By the time I got back to the car, it was 4 o’clock and I was pretty tired. But not exhausted. There’s a difference. The Writing Group meeting was that night but I had completely dismissed it because I was so focussed on just being able to get to the hair appointment, and because I’d been ill, I also hadn’t managed to write anything for the topic which was very loose this month - anything with the word ‘May’ in it - about May, taking place in May, someone called May - literally anything with any connection to May. (And we only had one story about Theresa May out of the 12 of us!) For some reason I just can’t ‘allow’ myself to go if I haven’t written anything - there’s some crazy moral compass in me that doesn’t think I have a right to be there if I haven’t made the effort to produce something. Yet it doesn’t bother me in the slightest if anyone else turns up without anything to read out. Crazy.

Got home at 4.30 and by 6 p.m. I’d eaten a couple of boiled eggs and had them with some beans, resurrected a story I’d written before, stuck an addition of a baby being born in May into it, shortened it a bit, printed it off and was on the road to the Group, an hour’s drive away. By then my sleepless night was really making itself felt and the familiar symptoms were starting up again but I’d taken an extra Subutex and once that kicked in I was absolutely fine. An hour later the beautiful hotel we hold our meetings in hove into view -


and it was such a lovely night I took a closer photo once I parked the car.

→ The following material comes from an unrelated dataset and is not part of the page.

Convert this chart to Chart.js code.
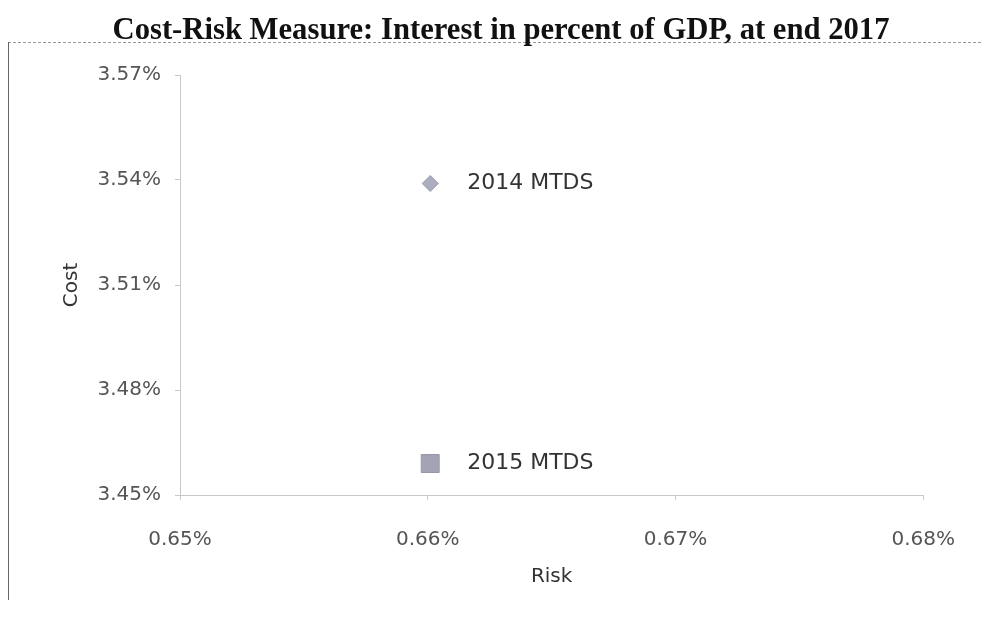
<!DOCTYPE html>
<html>
<head>
<meta charset="utf-8">
<script src="https://cdn.jsdelivr.net/npm/chart.js@4"></script>
<style>
  html, body { margin: 0; padding: 0; background: #fff; }
  #wrap { width: 983px; height: 618px; }
</style>
</head>
<body>
<div id="wrap"><canvas id="costRisk" width="983" height="618"></canvas></div>
<script>
// ── Data ────────────────────────────────────────────────────
const seriesNames = ['2014 MTDS', '2015 MTDS'];
const riskValues  = [0.6601, 0.6601];   // x, percent
const costValues  = [3.539, 3.459];     // y, percent
const xTicks      = [0.65, 0.66, 0.67, 0.68];
const yTicks      = [3.45, 3.48, 3.51, 3.54, 3.57];

const TITLE = 'Cost-Risk Measure: Interest in percent of GDP, at end 2017';

// ── Styling ─────────────────────────────────────────────────
const tickFont  = { family: 'DejaVu Sans', size: 20 };
const labelFont = '22px "DejaVu Sans"';

// frame, title and point labels
const decor = {
  id: 'decor',
  beforeDraw(chart) {
    const ctx = chart.ctx;
    ctx.save();
    // dashed top rule and left border
    ctx.strokeStyle = '#9a9a9a';
    ctx.lineWidth = 1;
    ctx.setLineDash([3, 2]);
    ctx.beginPath();
    ctx.moveTo(8, 42.5);
    ctx.lineTo(983, 42.5);
    ctx.stroke();
    ctx.setLineDash([]);
    ctx.strokeStyle = '#666';
    ctx.beginPath();
    ctx.moveTo(8.5, 42);
    ctx.lineTo(8.5, 600);
    ctx.stroke();

    // title, condensed serif bold
    ctx.fillStyle = '#111';
    ctx.font = 'bold 32px "Liberation Serif"';
    ctx.textBaseline = 'alphabetic';
    const w = ctx.measureText(TITLE).width;
    const target = 777;
    ctx.translate(501, 39);
    ctx.scale(target / w, 1);
    ctx.textAlign = 'center';
    ctx.fillText(TITLE, 0, 0);
    ctx.restore();
  },
  afterDatasetsDraw(chart) {
    const ctx = chart.ctx;
    ctx.save();
    ctx.font = labelFont;
    ctx.fillStyle = '#333';
    ctx.textAlign = 'left';
    ctx.textBaseline = 'middle';
    chart.data.datasets.forEach((ds, i) => {
      const pt = chart.getDatasetMeta(i).data[0];
      ctx.fillText(ds.label, pt.x + 37, pt.y);
    });
    ctx.restore();
  }
};

new Chart(document.getElementById('costRisk'), {
  type: 'scatter',
  data: {
    datasets: [{
      label: seriesNames[0],
      data: [{ x: riskValues[0], y: costValues[0] }],
      pointStyle: 'rectRot',
      pointRadius: 8,
      backgroundColor: '#adadc0',
      borderColor: '#9a9aac',
      borderWidth: 1
    }, {
      label: seriesNames[1],
      data: [{ x: riskValues[1], y: costValues[1] }],
      pointStyle: 'rect',
      pointRadius: 12.7,
      backgroundColor: '#a3a3b5',
      borderColor: '#9797aa',
      borderWidth: 1
    }]
  },
  options: {
    responsive: false,
    animation: false,
    layout: { padding: { top: 75, right: 56, bottom: 25, left: 56 } },
    plugins: {
      legend: { display: false },
      tooltip: { enabled: false },
      title: { display: false }
    },
    scales: {
      x: {
        type: 'linear',
        min: xTicks[0],
        max: xTicks[xTicks.length - 1],
        afterBuildTicks: s => { s.ticks = xTicks.map(v => ({ value: v })); },
        afterFit: s => { s.height = 98; },
        grid: { display: true, drawOnChartArea: false, tickLength: 5, color: '#c8c8c8' },
        border: { display: true, color: '#c8c8c8', dash: [3, 2] },
        ticks: {
          color: '#555',
          font: tickFont,
          padding: 28,
          maxRotation: 0,
          callback: v => v.toFixed(2) + '%'
        },
        title: {
          display: true,
          text: 'Risk',
          color: '#333',
          font: { family: 'DejaVu Sans', size: 20 },
          padding: { top: 10 }
        }
      },
      y: {
        type: 'linear',
        min: yTicks[0],
        max: yTicks[yTicks.length - 1],
        afterBuildTicks: s => { s.ticks = yTicks.map(v => ({ value: v })); },
        afterFit: s => { s.width = 124; },
        grid: { display: true, drawOnChartArea: false, tickLength: 5, color: '#c8c8c8' },
        border: { display: true, color: '#c8c8c8' },
        ticks: {
          color: '#555',
          font: tickFont,
          padding: 14,
          callback: v => v.toFixed(2) + '%'
        },
        title: {
          display: true,
          text: 'Cost',
          color: '#333',
          font: { family: 'DejaVu Sans', size: 20 },
          padding: { bottom: 0 }
        }
      }
    }
  },
  plugins: [decor]
});
</script>
</body>
</html>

It’s just as beautiful inside as out and because one of our number is good friends with the owner, they let us have the room for free which makes a big difference as we have no funds coming in apart from our own. We always buy a hot chocolate or tea/coffee at the end of the evening to try and repay them a little for that.

And once more, I was just delighted to be able to participate in that lovely group and hear all the varying efforts being read out. I’ve been a member of several writing groups over the years but this one has the loveliest people by far and is also the best group in terms of providing constructive criticism. And - bonus - they thought my story would be perfect for the People’s Friend so I’ve promised to send it off and see how I get on - I’ll keep you updated.

I got home around 11 completely knackered - but in a good way. It may seem a very uneventful day to a lot of you but to me it was absolute gold. And more than that, it’s taken away the very real fear I had about getting to counselling tomorrow. Now that I know I have something I can take which controls these awful symptoms, the fear is greatly reduced and it all becomes manageable - although with this particular client’s track record, there’s every likelihood she’ll cancel tomorrow anyway. I obviously had to cancel the appointment last week and the Agency were mortified because apparently they had been very firm with her about cancelling again - and now here they were having to phone her and tell her the counsellor had cancelled when there was every chance she might have actually made it in!! Them’s the breaks unfortunately.

So wish me luck with the doctor - she may be the deciding factor between living and existing right now.